Meantime, back in Massachusetts, ICE agents apparently irritated a Barack Obama appointee to the federal bench when they took into custody an alien who had just been sentenced to probation for visa fraud. According to Law360 (partially behind a paywall), Judge Indira Talwani excoriated ICE, and the U.S. Attorney's Office which supported the action—

U.S. District Judge Indira Talwani said in court that having immigration agents waiting around her courtroom to arrest a defendant was concerning, upsetting, unprecedented and could scare off immigrant witnesses and victims from courthouses.
"I am upset at the notion that ICE thinks a courtroom is a place to go and pick up people," the judge said on Wednesday. She later added, "I see no reason for places of redress and justice to become places that people are afraid to show up."

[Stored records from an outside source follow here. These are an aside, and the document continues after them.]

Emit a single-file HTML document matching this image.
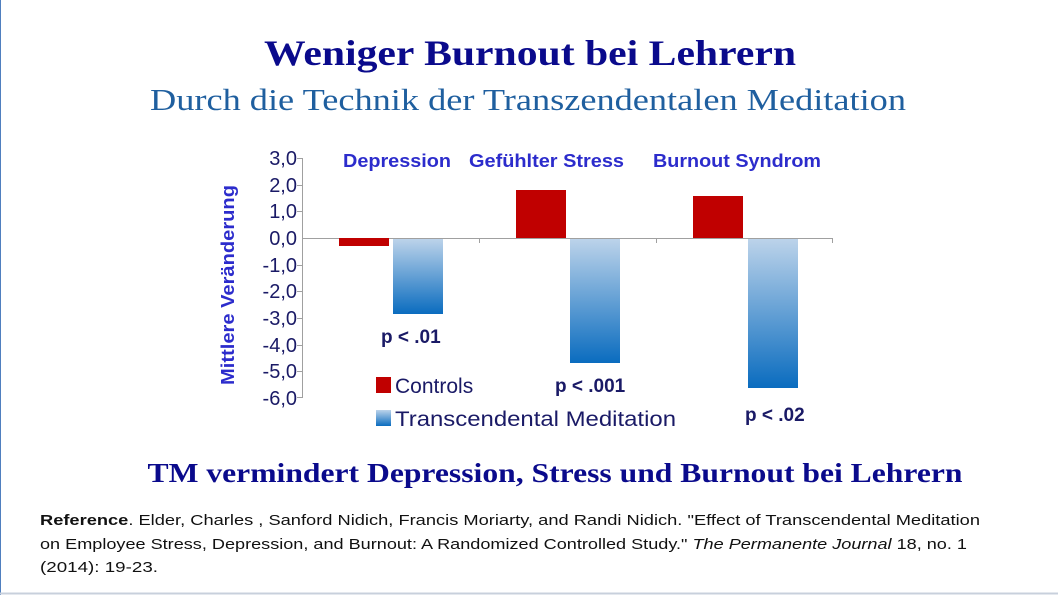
<!DOCTYPE html>
<html><head><meta charset="utf-8"><style>
html,body{margin:0;padding:0;background:#fff;}
svg{display:block}
</style></head><body>
<svg width="1058" height="595" xmlns="http://www.w3.org/2000/svg">
<defs>
<linearGradient id="g" x1="0" y1="0" x2="0" y2="1">
<stop offset="0" stop-color="#bcd3ea"/><stop offset="1" stop-color="#0a6cbf"/>
</linearGradient>
</defs>
<rect x="0" y="0" width="1058" height="595" fill="#fff"/>
<line x1="0.5" y1="0" x2="0.5" y2="595" stroke="#4f7fbf" stroke-width="1"/>
<line x1="0" y1="593.5" x2="1058" y2="593.5" stroke="#c8d0dc" stroke-width="2"/>
<text x="530" y="65" text-anchor="middle" font-family="Liberation Serif, serif" font-weight="bold" font-size="36" fill="#0a0a8c" textLength="532" lengthAdjust="spacingAndGlyphs">Weniger Burnout bei Lehrern</text>
<text x="528" y="110" text-anchor="middle" font-family="Liberation Serif, serif" font-size="31" fill="#1f5f9f" textLength="756" lengthAdjust="spacingAndGlyphs">Durch die Technik der Transzendentalen Meditation</text>
<g font-family="Liberation Sans, sans-serif" font-weight="bold" font-size="18" fill="#2c2ccc">
<text x="343" y="167" textLength="108" lengthAdjust="spacingAndGlyphs">Depression</text>
<text x="469" y="167" textLength="155" lengthAdjust="spacingAndGlyphs">Gefühlter Stress</text>
<text x="653" y="167" textLength="168" lengthAdjust="spacingAndGlyphs">Burnout Syndrom</text>
<text transform="translate(234,285) rotate(-90)" text-anchor="middle" font-size="18" textLength="200" lengthAdjust="spacingAndGlyphs">Mittlere Veränderung</text>
</g>
<g font-family="Liberation Sans, sans-serif" font-size="20" fill="#1a1a66" text-anchor="end">
<text x="297" y="165">3,0</text><text x="297" y="192">2,0</text><text x="297" y="218">1,0</text><text x="297" y="245">0,0</text>
<text x="297" y="272">-1,0</text><text x="297" y="298">-2,0</text><text x="297" y="325">-3,0</text><text x="297" y="352">-4,0</text>
<text x="297" y="378">-5,0</text><text x="297" y="405">-6,0</text>
</g>
<g stroke="#a0a0a0" stroke-width="1">
<line x1="302.5" y1="158" x2="302.5" y2="398"/>
<line x1="302" y1="238.5" x2="833" y2="238.5"/>
<line x1="297" y1="158.5" x2="302" y2="158.5"/><line x1="297" y1="185.5" x2="302" y2="185.5"/><line x1="297" y1="211.5" x2="302" y2="211.5"/>
<line x1="297" y1="265.5" x2="302" y2="265.5"/><line x1="297" y1="291.5" x2="302" y2="291.5"/><line x1="297" y1="318.5" x2="302" y2="318.5"/>
<line x1="297" y1="345.5" x2="302" y2="345.5"/><line x1="297" y1="371.5" x2="302" y2="371.5"/><line x1="297" y1="397.5" x2="302" y2="397.5"/>
<line x1="479.5" y1="238" x2="479.5" y2="243"/><line x1="656.5" y1="238" x2="656.5" y2="243"/><line x1="832.5" y1="238" x2="832.5" y2="243"/>
</g>
<rect x="339" y="238" width="50" height="8" fill="#c00000"/>
<rect x="393" y="239" width="50" height="75" fill="url(#g)"/>
<rect x="516" y="190" width="50" height="48" fill="#c00000"/>
<rect x="570" y="239" width="50" height="124" fill="url(#g)"/>
<rect x="693" y="196" width="50" height="42" fill="#c00000"/>
<rect x="748" y="239" width="50" height="149" fill="url(#g)"/>
<g font-family="Liberation Sans, sans-serif" font-weight="bold" font-size="19" fill="#1a1a66">
<text x="381" y="343">p &lt; .01</text>
<text x="555" y="392">p &lt; .001</text>
<text x="745" y="421">p &lt; .02</text>
</g>
<rect x="376" y="377" width="15" height="16" fill="#c00000"/>
<rect x="376" y="410" width="15" height="16" fill="url(#g)"/>
<g font-family="Liberation Sans, sans-serif" font-size="21" fill="#1a1a66">
<text x="395" y="393">Controls</text>
<text x="395" y="426" textLength="281" lengthAdjust="spacingAndGlyphs">Transcendental Meditation</text>
</g>
<text x="555" y="482" text-anchor="middle" font-family="Liberation Serif, serif" font-weight="bold" font-size="27" fill="#0a0a8c" textLength="815" lengthAdjust="spacingAndGlyphs">TM vermindert Depression, Stress und Burnout bei Lehrern</text>
<g font-family="Liberation Sans, sans-serif" font-size="15" fill="#111">
<text x="40" y="525" textLength="940" lengthAdjust="spacingAndGlyphs"><tspan font-weight="bold">Reference</tspan>. Elder, Charles , Sanford  Nidich, Francis Moriarty, and Randi  Nidich. "Effect of Transcendental Meditation</text>
<text x="40" y="549" textLength="927" lengthAdjust="spacingAndGlyphs">on Employee Stress, Depression, and Burnout: A Randomized Controlled Study." <tspan font-style="italic">The Permanente  Journal</tspan> 18, no. 1</text>
<text x="40" y="572" textLength="118" lengthAdjust="spacingAndGlyphs">(2014): 19-23.</text>
</g>
</svg>
</body></html>
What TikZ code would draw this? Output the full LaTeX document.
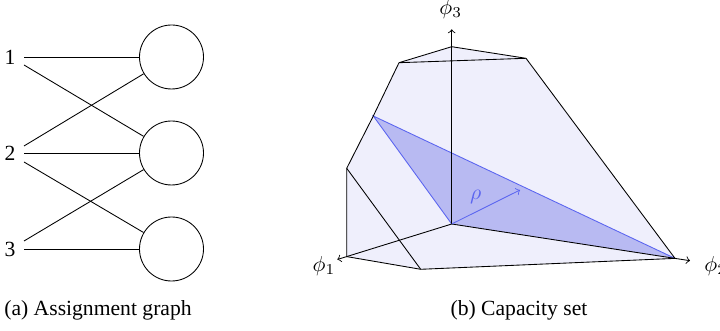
\documentclass[tikz,border=0pt]{standalone}
\usepackage{fontspec}
\setmainfont{Liberation Serif}
\definecolor{polyfill}{RGB}{239,239,252}
\definecolor{trifill}{RGB}{184,186,242}
\definecolor{triedge}{RGB}{90,100,240}
\begin{document}
\begin{tikzpicture}[x=0.4625pt,y=-0.4625pt,
  lbl/.style={inner sep=0pt},
  slot/.style={draw,circle,minimum size=29.6pt,inner sep=0pt},
  edge/.style={draw,black},
  axis/.style={->,black},
  bluearrow/.style={->,triedge}]
\useasboundingbox (0,0) rectangle (720,331);
% ---------- (a) assignment graph
\node[lbl] (l1) at (10,57) {1};
\node[lbl] (l2) at (10,153) {2};
\node[lbl] (l3) at (10,249) {3};
\node[slot] (c1) at (171.5,57) {};
\node[slot] (c2) at (171.5,153) {};
\node[slot] (c3) at (171.5,249) {};
\coordinate (s1a) at (24,57);
\coordinate (s1b) at (24,65);
\coordinate (s2a) at (24,146);
\coordinate (s2b) at (24,153);
\coordinate (s2c) at (24,162);
\coordinate (s3a) at (24,241);
\coordinate (s3b) at (24,249);
\draw (s1a) -- (c1);
\draw (s1b) -- (c2);
\draw (s2a) -- (c1);
\draw (s2b) -- (c2);
\draw (s2c) -- (c3);
\draw (s3a) -- (c2);
\draw (s3b) -- (c3);
\node[lbl] (capa) at (98,310) {(a) Assignment graph};
% ---------- (b) capacity set
\coordinate (O) at (451.7,224);
\coordinate (T0) at (451.7,46.7);
\coordinate (TL) at (399,62.7);
\coordinate (TR) at (526,58.3);
\coordinate (A) at (373.3,116);
\coordinate (L1) at (346.7,168.3);
\coordinate (P1) at (346.7,256.6);
\coordinate (B) at (420.7,269.3);
\coordinate (C) at (675,258.4);
\coordinate (X1) at (337.3,259.5);
\coordinate (X2) at (690,260.7);
\coordinate (X3) at (451.7,29.3);
\coordinate (R) at (520,190);
\fill[polyfill] (T0) -- (TR) -- (C) -- (B) -- (P1) -- (L1) -- (A) -- (TL) -- cycle;
\fill[trifill] (A) -- (O) -- (C) -- cycle;
\draw[triedge] (C) -- (A) -- (O);
\draw[edge] (TL) -- (T0) -- (TR) -- (TL);
\draw[edge] (TR) -- (C);
\draw[edge] (TL) -- (A) -- (L1) -- (P1) -- (B) -- (C);
\draw[edge] (L1) -- (B);
\draw[axis] (O) -- (X3);
\draw[axis] (O) -- (X1);
\draw[axis] (O) -- (X2);
\draw[bluearrow] (O) -- (R);
\node[lbl] (phi3) at (450.7,9.3) {$\phi_3$};
\node[lbl] (phi1) at (324,266) {$\phi_1$};
\node[lbl,anchor=west] (phi2) at (704,266) {$\phi_2$};
\node[lbl,text=triedge] (rho) at (475.7,196.7) {$\rho$};
\node[lbl] (capb) at (519,310) {(b) Capacity set};
\end{tikzpicture}
\end{document}
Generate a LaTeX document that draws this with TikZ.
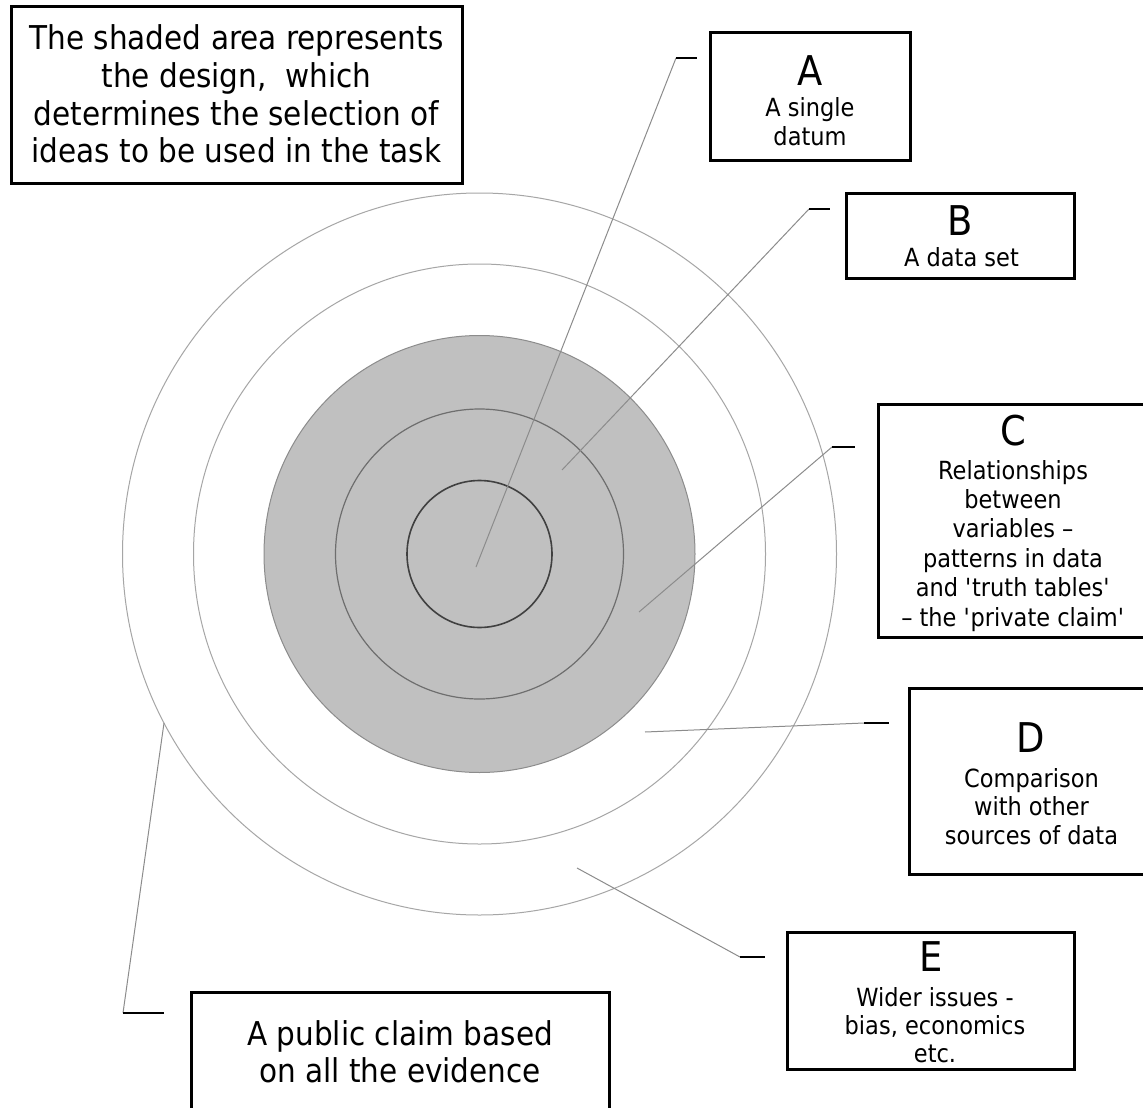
\documentclass[tikz,border=0pt]{standalone}
\usepackage{fontspec}
\setmainfont{DejaVu Sans}[FakeStretch=0.9]
\definecolor{ringouter}{HTML}{A6A6A6}
\definecolor{ringshade}{HTML}{8C8C8C}
\definecolor{ringmid}{HTML}{6E6E6E}
\definecolor{ringinner}{HTML}{404040}
\definecolor{shadefill}{HTML}{C0C0C0}
\definecolor{leadercol}{HTML}{8C8C8C}
\tikzset{
  labelbox/.style={draw=black, line width=3pt, inner sep=0pt, fill=none},
  leader/.style={draw=leadercol, line width=1pt},
  tickmark/.style={draw=black, line width=2.8pt},
  bigtxt/.style={anchor=base, inner sep=0pt, font=\fontsize{32.8}{37}\selectfont},
  lettertxt/.style={anchor=base, inner sep=0pt, font=\fontsize{41}{41}\selectfont},
  smalltxt/.style={anchor=base, inner sep=0pt, font=\fontsize{25}{29}\selectfont},
}
\begin{document}
\begin{tikzpicture}[x=1pt, y=-1pt]
\useasboundingbox (0,0) rectangle (1143,1108);
\clip (0,0) rectangle (1143,1108);
\fill[white] (0,0) rectangle (1143,1108);

% concentric rings
\coordinate (ctr) at (479.5,554);
\draw[ringouter, line width=1pt] (ctr) ellipse [x radius=357pt, y radius=361pt];
\draw[ringouter, line width=1pt] (ctr) ellipse [x radius=286pt, y radius=290pt];
\draw[ringshade, fill=shadefill, line width=1pt] (ctr) ellipse [x radius=215.5pt, y radius=218.5pt];
\draw[ringmid, line width=1.2pt] (ctr) ellipse [x radius=144pt, y radius=145pt];
\draw[ringinner, line width=1.6pt] (ctr) ellipse [x radius=72.5pt, y radius=73.5pt];

% boxes
\node[labelbox, minimum width=451pt, minimum height=176pt] (note) at (236.5,95) {};
\node[labelbox, minimum width=200pt, minimum height=127pt] (boxA) at (810,96.5) {};
\node[labelbox, minimum width=228pt, minimum height=85pt] (boxB) at (960,235.5) {};
\node[labelbox, minimum width=272pt, minimum height=233pt] (boxC) at (1014,520.5) {};
\node[labelbox, minimum width=243pt, minimum height=186pt] (boxD) at (1030.5,781) {};
\node[labelbox, minimum width=287pt, minimum height=137pt] (boxE) at (930.5,1000.5) {};
\node[labelbox, minimum width=418pt, minimum height=128pt] (boxP) at (400,1056) {};

% note text
\foreach \t [count=\i from 0] in {The shaded area represents, {the design,\ \ which}, determines the selection of, ideas to be used in the task}
  \node[bigtxt] (note-\i) at (236.5,{49.5+\i*37.8}) {\t};

% A
\node[lettertxt] (A-letter) at (810,85) {A};
\foreach \t [count=\i from 0] in {A single, datum}
  \node[smalltxt] (A-\i) at (810,{116.5+\i*28.5}) {\t};
% B
\node[lettertxt] (B-letter) at (960,235) {B};
\node[smalltxt] (B-0) at (961.5,266.5) {A data set};
% C
\node[lettertxt] (C-letter) at (1013,445) {C};
\foreach \t [count=\i from 0] in {Relationships, between, {variables –}, patterns in data, {and \textquotesingle truth tables\textquotesingle}, {– the \textquotesingle private claim\textquotesingle}}
  \node[smalltxt] (C-\i) at (1013,{479+\i*29.4}) {\t};
% D
\node[lettertxt] (D-letter) at (1031,752) {D};
\foreach \t [count=\i from 0] in {Comparison, with other, sources of data}
  \node[smalltxt] (D-\i) at (1031.5,{787+\i*28.6}) {\t};
% E
\node[lettertxt] (E-letter) at (931,971.5) {E};
\foreach \t [count=\i from 0] in {Wider issues -, {bias, economics}, etc.}
  \node[smalltxt] (E-\i) at (935,{1006.5+\i*27.8}) {\t};
% public claim
\foreach \t [count=\i from 0] in {A public claim based, on all the evidence}
  \node[bigtxt] (P-\i) at (400,{1045+\i*37}) {\t};

% leader lines
\coordinate (A-in) at (476,567);   \coordinate (A-bend) at (676,58);   \coordinate (A-end) at (697,58);
\coordinate (B-in) at (562,470);   \coordinate (B-bend) at (809,209);  \coordinate (B-end) at (830,209);
\coordinate (C-in) at (639,612);   \coordinate (C-bend) at (832,447);  \coordinate (C-end) at (855,447);
\coordinate (D-in) at (645,732);   \coordinate (D-bend) at (864,723);  \coordinate (D-end) at (889,723);
\coordinate (E-in) at (577,868);   \coordinate (E-bend) at (740,957);  \coordinate (E-end) at (765,957);
\coordinate (P-in) at (164,723);   \coordinate (P-bend) at (123,1013); \coordinate (P-end) at (164,1013);
\foreach \k in {A,B,C,D,E,P}{
  \draw[leader] (\k-in) -- (\k-bend);
  \draw[tickmark] (\k-bend) -- (\k-end);
}
\end{tikzpicture}
\end{document}
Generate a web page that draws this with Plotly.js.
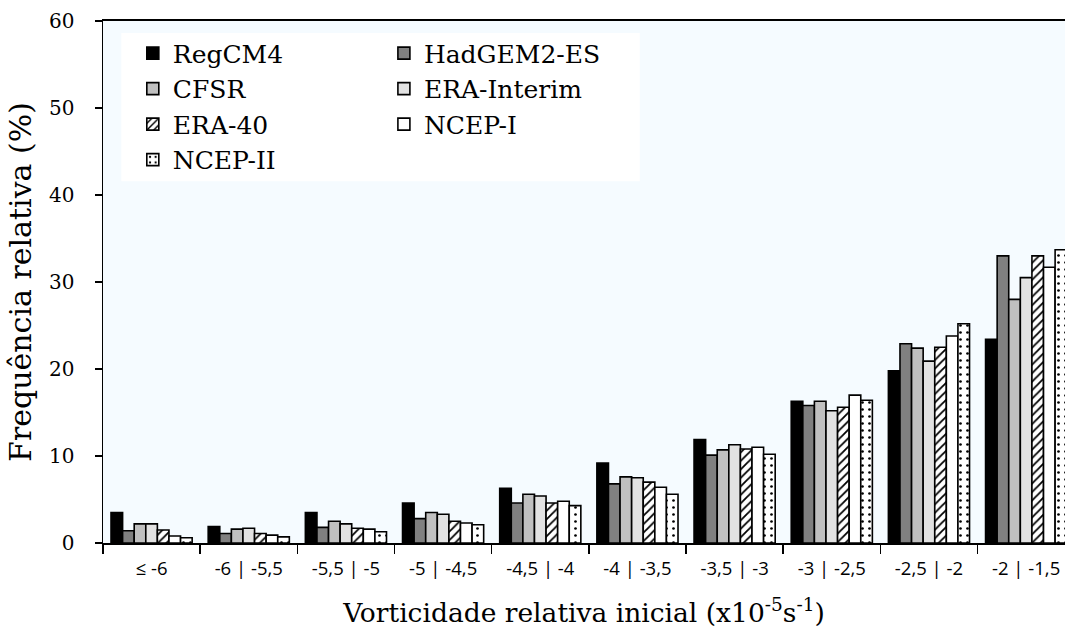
<!DOCTYPE html>
<html>
<head>
<meta charset="utf-8">
<script src="https://cdn.plot.ly/plotly-3.0.1.min.js"></script>
<style>
html,body{margin:0;padding:0;background:#fff;}
#chart{width:1065px;height:630px;}
</style>
</head>
<body>
<div id="chart"></div>
<script>
const categories = ["≤ -6", "-6 | -5,5", "-5,5 | -5", "-5 | -4,5", "-4,5 | -4", "-4 | -3,5", "-3,5 | -3", "-3 | -2,5", "-2,5 | -2", "-2 | -1,5"];

const regcm4     = [3.5, 1.9, 3.5, 4.6, 6.3, 9.2, 11.9, 16.3, 19.8, 23.4];
const hadgem2es  = [1.4, 1.1, 1.8, 2.8, 4.6, 6.8, 10.1, 15.8, 22.9, 33.0];
const cfsr       = [2.2, 1.6, 2.5, 3.5, 5.6, 7.6, 10.7, 16.3, 22.4, 28.0];
const erainterim = [2.2, 1.7, 2.2, 3.3, 5.4, 7.5, 11.3, 15.2, 20.9, 30.5];
const era40      = [1.5, 1.1, 1.7, 2.5, 4.6, 7.0, 10.8, 15.6, 22.5, 33.0];
const ncep1      = [0.8, 0.9, 1.6, 2.3, 4.8, 6.4, 11.0, 17.0, 23.8, 31.7];
const ncep2      = [0.6, 0.7, 1.3, 2.1, 4.3, 5.6, 10.2, 16.4, 25.2, 33.7];

const seriesNames = ["RegCM4", "HadGEM2-ES", "CFSR", "ERA-Interim", "ERA-40", "NCEP-I", "NCEP-II"];

const serif = "DejaVu Serif, serif";
const sans = "Open Sans, sans-serif";

function bar(name, y, color, pattern, legend) {
  const marker = {color: color, line: {color: "#000", width: 1.6}};
  if (pattern) marker.pattern = pattern;
  return {type: "bar", name: name, x: categories, y: y, marker: marker, legend: legend, hoverinfo: "y+name"};
}

const traces = [
  bar(seriesNames[0], regcm4, "#000000", null, "legend"),
  bar(seriesNames[1], hadgem2es, "#808080", null, "legend2"),
  bar(seriesNames[2], cfsr, "#c0c0c0", null, "legend"),
  bar(seriesNames[3], erainterim, "#e2e2e2", null, "legend2"),
  bar(seriesNames[4], era40, "#ffffff", {shape: "/", fgcolor: "#000", bgcolor: "#ffffff", size: 6, solidity: 0.3}, "legend"),
  bar(seriesNames[5], ncep1, "#ffffff", null, "legend2"),
  bar(seriesNames[6], ncep2, "#ffffff", {shape: ".", fgcolor: "#000", bgcolor: "#ffffff", size: 7, solidity: 0.12}, "legend")
];

const legendCommon = {
  bgcolor: "rgba(0,0,0,0)", borderwidth: 0,
  font: {family: serif, size: 25, color: "#000"},
  yanchor: "top", xanchor: "left", tracegroupgap: 0, itemclick: false
};

const layout = {
  width: 1065, height: 630,
  margin: {l: 103, r: 0, t: 21, b: 87, pad: 0},
  paper_bgcolor: "#ffffff",
  plot_bgcolor: "#f5fbff",
  barmode: "group",
  bargap: 0.165,
  bargroupgap: 0,
  showlegend: true,
  legend: Object.assign({}, legendCommon, {x: 0.031, y: 0.982}),
  legend2: Object.assign({}, legendCommon, {x: 0.292, y: 0.982}),
  shapes: [{type: "rect", xref: "paper", yref: "paper", x0: 0.019, x1: 0.558, y0: 0.693, y1: 0.977,
            fillcolor: "#ffffff", line: {width: 0}, layer: "below"}],
  xaxis: {
    range: [-0.5, 9.4],
    showline: true, linecolor: "#000", linewidth: 2, mirror: true,
    ticks: "outside", ticklen: 9, tickwidth: 1.5, tickcolor: "#000",
    tickson: "boundaries",
    showgrid: false, zeroline: false,
    tickfont: {family: sans, size: 18.5, color: "#000"},
    ticklabelstandoff: 8,
    title: {text: "Vorticidade relativa inicial (x10<sup>-5</sup>s<sup>-1</sup>)", font: {family: serif, size: 26.5, color: "#000"}, standoff: 24},
    automargin: false
  },
  yaxis: {
    range: [0, 60], dtick: 10, tick0: 0,
    showline: true, linecolor: "#000", linewidth: 1.5,
    ticks: "outside", ticklen: 7, tickwidth: 1.5, tickcolor: "#000",
    showgrid: false, zeroline: false,
    tickfont: {family: serif, size: 20, color: "#000"},
    ticklabelstandoff: 16,
    title: {text: "Frequência relativa (%)", font: {family: serif, size: 30, color: "#000"}, standoff: 8},
    automargin: false
  }
};

Plotly.newPlot("chart", traces, layout, {displayModeBar: false, staticPlot: true});
</script>
</body>
</html>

One wonders, first, why the good judge thinks it is somehow inappropriate to take custody of convicted alien fraudsters in a courtroom when they get off with a slap on the wrist such as probation. One is also left to wonder, would Judge Talwani express such reservations if DEA agents waited quietly during a sentencing hearing so that they might take into custody an individual wanted in a separate criminal probe into, for example, unlawful diversion of prescription opioids? Probably not.

Such is the state of immigration enforcement today. But it is heartening to see that DOJ under Attorney General Jeff Sessions is standing behind ICE agents as they pursue their increasingly difficult jobs. It's a refreshing change.